LOWER MANHATTAN — Relatives of 9/11 victims are speaking out against the recent decision to bar politicians from speaking this year's 9/11 anniversary ceremony at Ground Zero — saying they should be included in the ceremony as in past years.

In a statement released Monday, a dozen family members said they disagreed with a decision to ban politicians from reading poems and literary selections as a way of comforting the thousands of mourners at the World Trade Center site, as they have done on past anniversaries.

"No one person or group has the right to change this ceremony without consulting all the 9/11 families who are there to mourn and to honor their loved ones," the board members of 9/11 Parents and Families of Firefighters and WTC Victims said in the statement.

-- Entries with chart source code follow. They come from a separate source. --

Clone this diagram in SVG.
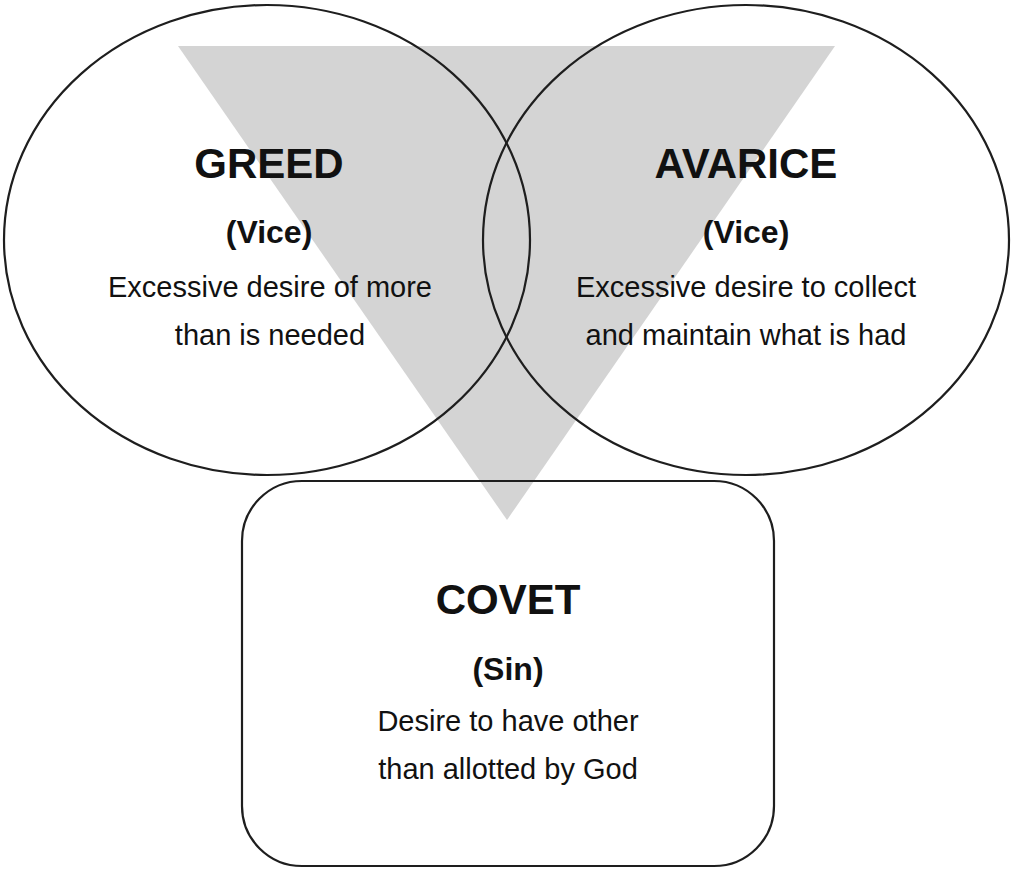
<svg xmlns="http://www.w3.org/2000/svg" width="1011" height="869" viewBox="0 0 1011 869">
<style>
.shape{fill:none;stroke:#1e1e1e;stroke-width:2.2}
.t{font-family:"Liberation Sans",Arial,sans-serif;fill:#111;text-anchor:middle}
.title{font-size:42px;font-weight:bold}
.sub{font-size:32px;font-weight:bold}
.desc{font-size:29px}
</style>
<rect width="1011" height="869" fill="#ffffff"/>
<g id="triangle">
<polygon points="178,46 835,46 507,520" fill="#d4d4d4"/>
</g>
<g id="greed">
<ellipse class="shape" cx="267" cy="240" rx="263" ry="235"/>
<text class="t title" x="269" y="178">GREED</text>
<text class="t sub" x="269" y="243">(Vice)</text>
<text class="t desc" x="270" y="297">Excessive desire of more</text>
<text class="t desc" x="270" y="345">than is needed</text>
</g>
<g id="avarice">
<ellipse class="shape" cx="746" cy="240" rx="263" ry="235"/>
<text class="t title" x="746" y="178">AVARICE</text>
<text class="t sub" x="746" y="243">(Vice)</text>
<text class="t desc" x="746" y="297">Excessive desire to collect</text>
<text class="t desc" x="746" y="345">and maintain what is had</text>
</g>
<g id="covet">
<rect class="shape" x="242" y="481" width="532" height="385" rx="60" ry="60"/>
<text class="t title" x="508" y="614">COVET</text>
<text class="t sub" x="508" y="680">(Sin)</text>
<text class="t desc" x="508" y="731">Desire to have other</text>
<text class="t desc" x="508" y="779">than allotted by God</text>
</g>
<g id="connectors"></g>
</svg>
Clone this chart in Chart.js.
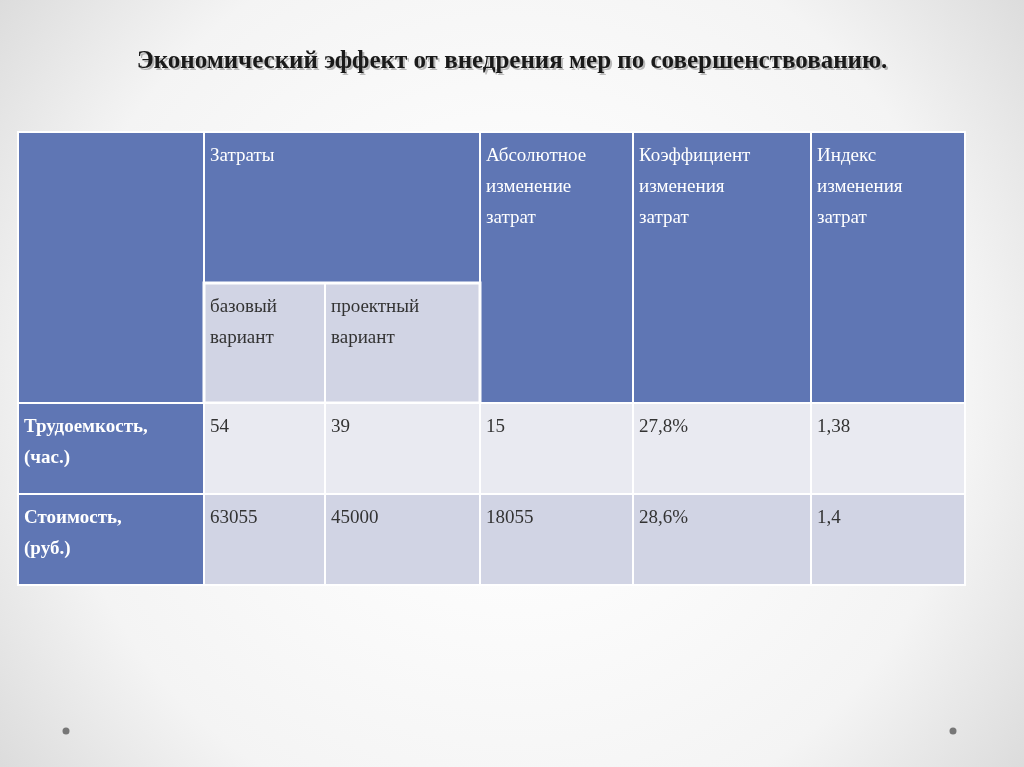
<!DOCTYPE html><html><head><meta charset="utf-8">
<script src="https://cdn.jsdelivr.net/npm/chart.js@4"></script>
<style>html,body{margin:0;padding:0;overflow:hidden}#c{display:block}</style></head><body>
<div style="width:1024px;height:767px"><canvas id="c"></canvas></div>
<script>
const title="Экономический эффект от внедрения мер по совершенствованию.";
const headTop=["","Затраты","Абсолютное\nизменение\nзатрат","Коэффициент\nизменения\nзатрат","Индекс\nизменения\nзатрат"];
const headSub=["базовый\nвариант","проектный\nвариант"];
const rowLabels=["Трудоемкость,\n(час.)","Стоимость,\n(руб.)"];
const rowValues=[["54","39","15","27,8%","1,38"],["63055","45000","18055","28,6%","1,4"]];
const colEdges=[18,204,325,480,633,811,965];
const rowEdges=[132,283,403,494,585];
const BLUE="#5f76b4", L1="#e9eaf1", L2="#d1d4e4";
const plugin={id:'tbl',beforeDraw(ch){
 const c=ch.ctx,X=ch.scales.x,Y=ch.scales.y;
 const px=v=>X.getPixelForValue(v),py=v=>Y.getPixelForValue(v);
 const g=c.createRadialGradient(512,380,100,512,380,700);
 g.addColorStop(0,"#ffffff");g.addColorStop(0.6,"#f4f4f4");g.addColorStop(1,"#d4d4d4");
 c.fillStyle=g;c.fillRect(0,0,1024,767);
 c.fillStyle="#777";[[66,731],[953,731]].forEach(p=>{c.beginPath();c.arc(px(p[0]),py(p[1]),3.5,0,7);c.fill();});
 c.save();c.font="bold 25px 'Liberation Serif'";c.textAlign="center";c.textBaseline="middle";
 c.fillStyle="rgba(0,0,0,0.25)";c.fillText(title,px(514),py(64));c.fillStyle="#1a1a1a";c.fillText(title,px(512),py(62));c.restore();
 const cell=(x0,y0,x1,y1,col)=>{c.fillStyle=col;c.fillRect(px(x0),py(y0),px(x1)-px(x0),py(y1)-py(y0));c.strokeStyle="#fff";c.lineWidth=2;c.strokeRect(px(x0),py(y0),px(x1)-px(x0),py(y1)-py(y0));};
 const txt=(s,x,y,col,bold)=>{c.font=(bold?"bold ":"")+"19px 'Liberation Serif'";c.fillStyle=col;c.textBaseline="alphabetic";c.textAlign="left";s.split("\n").forEach((l,i)=>c.fillText(l,px(x+6),py(y+29+i*31)));};
 const C=colEdges,R=rowEdges;
 cell(C[0],R[0],C[1],R[2],BLUE);
 cell(C[1],R[0],C[3],R[1],BLUE);txt(headTop[1],C[1],R[0],"#fff");
 for(let k=3;k<6;k++){cell(C[k],R[0],C[k+1],R[2],BLUE);txt(headTop[k-1],C[k],R[0],"#fff");}
 for(let k=1;k<3;k++){cell(C[k],R[1],C[k+1],R[2],L2);txt(headSub[k-1],C[k],R[1],"#333");}
 c.strokeStyle="#fff";c.lineWidth=3;c.strokeRect(px(C[1]),py(R[1]),px(C[3])-px(C[1]),py(R[2])-py(R[1]));
 rowLabels.forEach((lab,r)=>{cell(C[0],R[r+2],C[1],R[r+3],BLUE);txt(lab,C[0],R[r+2],"#fff",true);
  rowValues[r].forEach((v,k)=>{cell(C[k+1],R[r+2],C[k+2],R[r+3],r?L2:L1);txt(v,C[k+1],R[r+2],"#333");});});
}};
new Chart(document.getElementById('c'),{type:'scatter',data:{datasets:[{data:[]}]},
 options:{responsive:true,maintainAspectRatio:false,animation:false,layout:{padding:0},
 plugins:{legend:{display:false},tooltip:{enabled:false}},
 scales:{x:{type:'linear',min:0,max:1024,display:false},y:{type:'linear',min:0,max:767,reverse:true,display:false}}},
 plugins:[plugin]});
</script></body></html>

"If this decision is not changed, we intend to invite Gov. [Andrew] Cuomo and Gov. [Chris] Christie to speak to our families on the anniversary of 9/11 at WTC after the regular ceremony has concluded."

Joe Daniels, president of the National September 11 Memorial & Museum, said last week that he decided not to allow any politicians to speak at the somber anniversary ceremony to ensure that it stays "free of politics."

The decision came amid a public fight over the future of the 8-acre memorial and underground museum, which has pitted Mayor Michael Bloomberg and the memorial foundation's chairman, against Cuomo and Christie, who have called for the National Park Service to take over the space as a way of saving money.

Cuomo and Christie also control the Port Authority, which is locked in a $300 million battle with the memorial foundation over how to pay for cost overruns at the 9/11 Memorial Museum. That fight has frozen construction on the museum since last year, delaying its opening.

On Monday, the group of 9/11 family members — led by retired FDNY Chief Jim Riches, whose firefighter son was killed on 9/11 — accused Daniels of making a politically motivated decision to silence Cuomo and Christie on the anniversary of the attacks.

"No one individual or group should unilaterally make this decision not allowing Gov. Cuomo and Gov. Christie to speak on 9/11," the family members said. "Is it because of their recent support of the Port Authority of NY/NJ against the 9/11 Memorial & Museum's out of control construction costs? We think so."

The 9/11 Memorial reiterated Daniels' comments from last week about keeping the ceremony's focus on the reading of the victims' names, not on politicians, but declined to comment further.

Representatives for Cuomo and Christie did not immediately respond to requests for comment Monday.